/vita

ViTA: Visual-Linguistic Translation by Aligning Object Tags

Primary LanguagePythonMIT LicenseMIT

ViTA

Installation

conda env create -f environment.yml
conda activate vita
python -m spacy download en_core_web_sm

Downloads

export DATADIR=<path to data directory>

# Download mBART
cd $DATADIR
wget -c https://dl.fbaipublicfiles.com/fairseq/models/mbart/mbart.cc25.v2.tar.gz
tar -xzvf mbart.cc25.v2.tar.gz

# Download Hindi Visual Genome dataset
mkdir -p $DATADIR/hindi-genome
cd $DATADIR/hindi-genome
curl --remote-name-all https://lindat.mff.cuni.cz/repository/xmlui/bitstream/handle/11234/1-3267/hindi-visual-genome-11.zip
unzip hindi-visual-genome-11.zip

Feature Extraction

The object tags were detected using Faster R-CNN checkpoint with Resnet-101 C4 backbone available in detectron2

Store the object tags in a json file as follows:

{
    "<image_id>": ["dog", "cat", "person"],
    ...
}

Data Preprocessing

Preprocess the dataset using SPM and trim mBART vocabulary using the dataset.

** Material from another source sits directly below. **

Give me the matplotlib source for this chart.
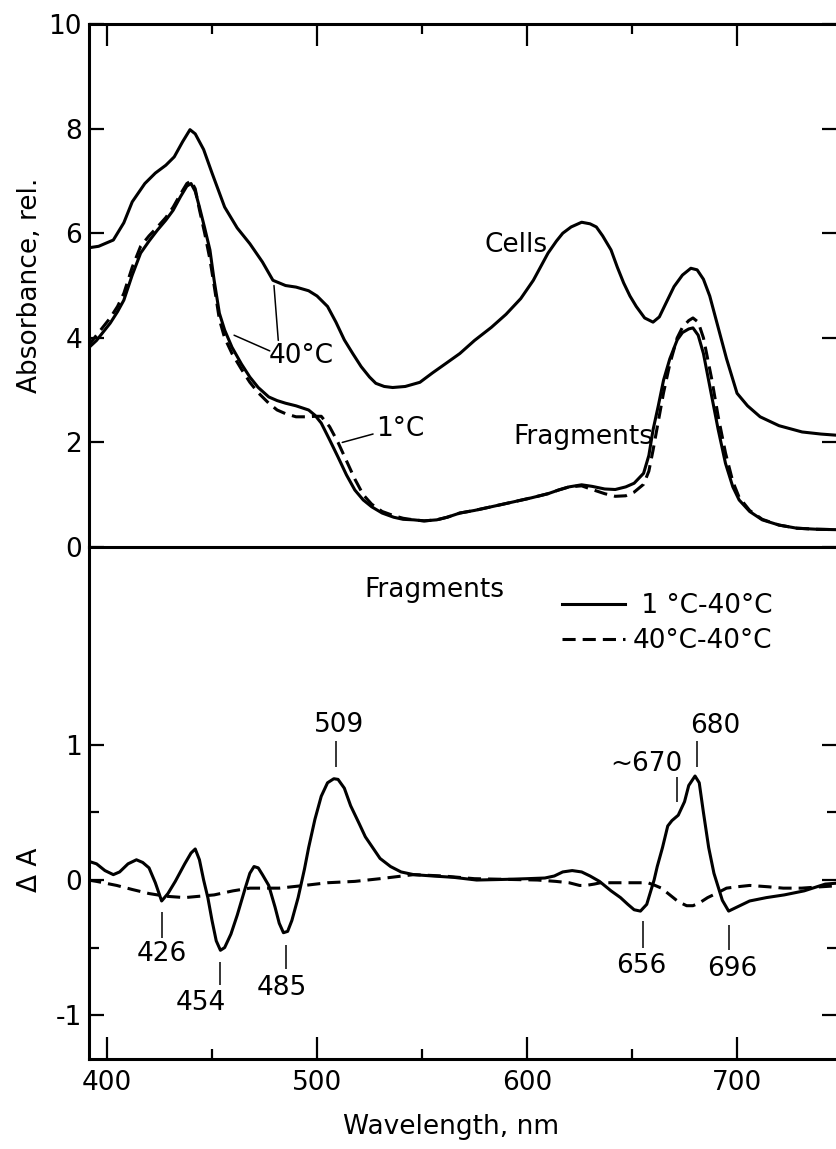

bash preprocess.sh $DATADIR

Finetune

DICT=$DATADIR/trimmed/dict.txt

# Finetune ViTA with masking
CHECKPOINT=$DATADIR/trimmed/model.pt
bash train_mask.sh $DATADIR $CHECKPOINT $DICT

# Finetune ViTA model
CHECKPOINT=$DATADIR/checkpoint/mask/checkpoint_best.pt
bash train_main.sh $DATADIR $CHECKPOINT $DICT